Savisaar and his defenders seek to terminate the criminal matter on grounds of the politician's medical condition before the trial can start in earnest.

Savisaar has been charged with consenting to extensive bribes on multiple counts as well as extensive money laundering. Charges also include multiple counts of large-scale embezzlement and accepting of illicit donations to the Center Party.

The forensic institute has formed a committee of experts to analyze Savisaar's medical history. Savisaar posted the expert opinion of his cardiologist Jaan Eha on social media on Saturday in a possible attempt to sway the panel.

The acclaimed cardiologist lists all manner of medical procedures Edgar Savisaar has received since 2003 as well as his complaints, and concludes Savisaar's condition is likely to deteriorate during the trial and could even lead to sudden death.

Savisaar, still in charge of the Center Party at the time, was prepared to run for president a year ago when his medical condition had, according to Eha, already reached its current poor state. Savisaar is currently weighing whether to run in this fall's local elections. Savisaar attended a kindergarten's birthday party just before the holidays where he gave a speech and an interview to the Pervõi Baltiski Kanal (PBK).

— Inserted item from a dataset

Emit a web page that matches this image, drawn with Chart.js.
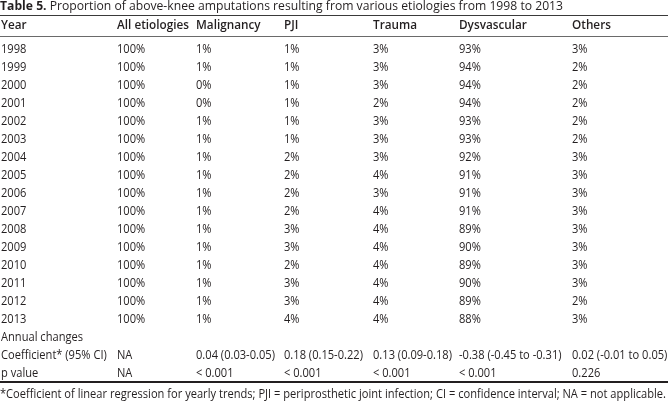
<!DOCTYPE html>
<html>
<head>
<meta charset="utf-8">
<script src="https://cdn.jsdelivr.net/npm/chart.js@4.4.1/dist/chart.umd.min.js"></script>
<style>
  html, body { margin: 0; padding: 0; background: #fff; }
  canvas { display: block; }
</style>
</head>
<body>
<canvas id="table5" width="668" height="403"></canvas>
<script>
// Table 5 data
const titleBold = 'Table 5.';
const titleText = ' Proportion of above-knee amputations resulting from various etiologies from 1998 to 2013';
const columns = ['Year', 'All etiologies', 'Malignancy', 'PJI', 'Trauma', 'Dysvascular', 'Others'];
const years = [1998, 1999, 2000, 2001, 2002, 2003, 2004, 2005, 2006, 2007, 2008, 2009, 2010, 2011, 2012, 2013];
const allEtiologies = [100, 100, 100, 100, 100, 100, 100, 100, 100, 100, 100, 100, 100, 100, 100, 100];
const malignancy = [1, 1, 0, 0, 1, 1, 1, 1, 1, 1, 1, 1, 1, 1, 1, 1];
const pji = [1, 1, 1, 1, 1, 1, 2, 2, 2, 2, 3, 3, 2, 3, 3, 4];
const trauma = [3, 3, 3, 2, 3, 3, 3, 4, 3, 4, 4, 4, 4, 4, 4, 4];
const dysvascular = [93, 94, 94, 94, 93, 93, 92, 91, 91, 91, 89, 90, 89, 90, 89, 88];
const others = [3, 2, 2, 2, 2, 2, 3, 3, 3, 3, 3, 3, 3, 3, 2, 3];
const annualLabel = 'Annual changes';
const coefficient = ['Coefficient* (95% CI)', 'NA', '0.04 (0.03-0.05)', '0.18 (0.15-0.22)', '0.13 (0.09-0.18)', '-0.38 (-0.45 to -0.31)', '0.02 (-0.01 to 0.05)'];
const pValue = ['p value', 'NA', '< 0.001', '< 0.001', '< 0.001', '< 0.001', '0.226'];
const footnote = '*Coefficient of linear regression for yearly trends; PJI = periprosthetic joint infection; CI = confidence interval; NA = not applicable.';

// layout (left edge of each column, table units = px across)
const colX = [1, 117, 196, 284, 373, 459, 572];
const INK = '#231f20';
const FONT = '"Open Sans", "Noto Sans", sans-serif';
const SIZE = '13px ';

// build the rows of text cells
const series = [allEtiologies, malignancy, pji, trauma, dysvascular, others];
const rows = years.map((yr, i) => [String(yr)].concat(series.map(s => s[i] + '%')));
rows.push([annualLabel]);
rows.push(coefficient);
rows.push(pValue);

const datasets = columns.map((name, c) => ({
  label: name,
  data: rows.map((r, i) => ({ x: colX[c], y: i, text: r[c] })).filter(p => p.text !== undefined),
  pointRadius: 0,
  pointHoverRadius: 0
}));

function squeezed(ctx, text, px, py, sx) {
  ctx.save();
  ctx.translate(px, py);
  ctx.scale(sx, 1);
  ctx.fillText(text, 0, 0);
  ctx.restore();
}

function rule(ctx, area, py, w, color) {
  ctx.fillStyle = color;
  ctx.fillRect(area.left, Math.round(py - w / 2), area.right - area.left, w);
}

const tablePlugin = {
  id: 'tableText',
  afterDatasetsDraw(chart) {
    const ctx = chart.ctx;
    const xs = chart.scales.x, ys = chart.scales.y;
    const cap = 4.6;
    ctx.save();
    ctx.textBaseline = 'alphabetic';
    ctx.fillStyle = INK;

    // horizontal squeeze so the wide Open Sans fits the narrow original face
    ctx.font = SIZE + FONT;
    const sx = 666 / ctx.measureText(footnote).width;
    ctx.font = '600 ' + SIZE + FONT;
    const sxHead = 72 / ctx.measureText(columns[1]).width;
    ctx.font = 'bold ' + SIZE + FONT;
    const boldW = ctx.measureText(titleBold).width;
    ctx.font = SIZE + FONT;
    const sxTitle = 563 / (boldW + ctx.measureText(titleText).width);

    // title
    const tb = ys.getPixelForValue(-2.38) + cap;
    ctx.font = 'bold ' + SIZE + FONT;
    squeezed(ctx, titleBold, xs.getPixelForValue(0), tb, sxTitle);
    ctx.font = SIZE + FONT;
    squeezed(ctx, titleText, xs.getPixelForValue(0) + boldW * sxTitle, tb, sxTitle);

    // rules
    rule(ctx, chart.chartArea, ys.getPixelForValue(-1.83), 1, '#3a3a3a');
    rule(ctx, chart.chartArea, ys.getPixelForValue(-0.64), 1, '#6a6a6a');
    rule(ctx, chart.chartArea, ys.getPixelForValue(18.56), 2, INK);

    // header
    ctx.fillStyle = INK;
    ctx.font = '600 ' + SIZE + FONT;
    columns.forEach((name, c) => squeezed(ctx, name, xs.getPixelForValue(colX[c]), ys.getPixelForValue(-1.3) + cap, sxHead));

    // body cells
    ctx.font = SIZE + FONT;
    chart.data.datasets.forEach((ds, di) => {
      chart.getDatasetMeta(di).data.forEach((pt, i) => {
        squeezed(ctx, ds.data[i].text, pt.x, pt.y + cap, sx);
      });
    });

    // footnote
    squeezed(ctx, footnote, xs.getPixelForValue(0), ys.getPixelForValue(19.17) + cap, sx);
    ctx.restore();
  }
};

new Chart(document.getElementById('table5'), {
  type: 'scatter',
  data: { datasets: datasets },
  options: {
    responsive: false,
    devicePixelRatio: 1,
    animation: false,
    layout: { padding: { top: 48, bottom: 31, left: 0, right: 0 } },
    plugins: { legend: { display: false }, tooltip: { enabled: false } },
    events: [],
    scales: {
      x: { type: 'linear', min: 0, max: 668, display: false },
      y: { type: 'linear', min: 0, max: 18, reverse: true, display: false }
    }
  },
  plugins: [tablePlugin]
});
</script>
</body>
</html>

Forensic specialists carry out more than 2,400 analyses every year in Estonia more than half of which concern people who are already dead, while examinations of living persons usually concern victims of attacks. Expert analyses like the one in Savisaar's case are rare.

Judges and attorneys approached by Postimees said that cases where criminal proceedings have been terminated because of the accused's medical condition number very few.

One such case concerned one of the many participants of the so-called Paulus trial, Rainer Soo, whose case was closed due to his medical condition. Soo's lawyer Sirje Must said it took several expert analyses before the court decided to terminate the matter.

„He could (and can) only lie down, he couldn't walk, and it was impossible to transport him in a car as every move he made caused him sharp pain. He was also constantly under the effect of strong painkillers and unable to participate in the trial even via video conferencing,“ Must described. That was the first time in Must's career a matter was terminated over the accused's medical condition.

„Another one of my clients was ordered to undergo forensic medical examination in the Narva courthouse; time will tell how that will end,“ she said. „The person is in prison, has physical and other kinds of problems and a long medical history,“ she said. „It will be very interesting to see how these analyses will turn out for different people,“ she said, pointing to the perceived gap between a simple accused awaiting trial in prison and Edgar Savisaar.

Termination on grounds of medical condition was considered years ago in cases where people accused of repeated crimes against humanity had reached old age. Rulings were deferred only in isolated cases.

Judge Kristel Pedassaar of the Kuressaare courthouse, who has tried a dozen Saaremaa deporters, recalled that the court had to terminate proceedings on grounds of the medical condition of the accused on a single occasion.

„The accused was ailing, underwent several expert analyses, and the case was finally terminated after lengthy proceedings,“ the judge remembered. Pedassaar added, however, that cases of crimes against humanity by deporters that are not subject to expiration cannot be compared to charges against Savisaar.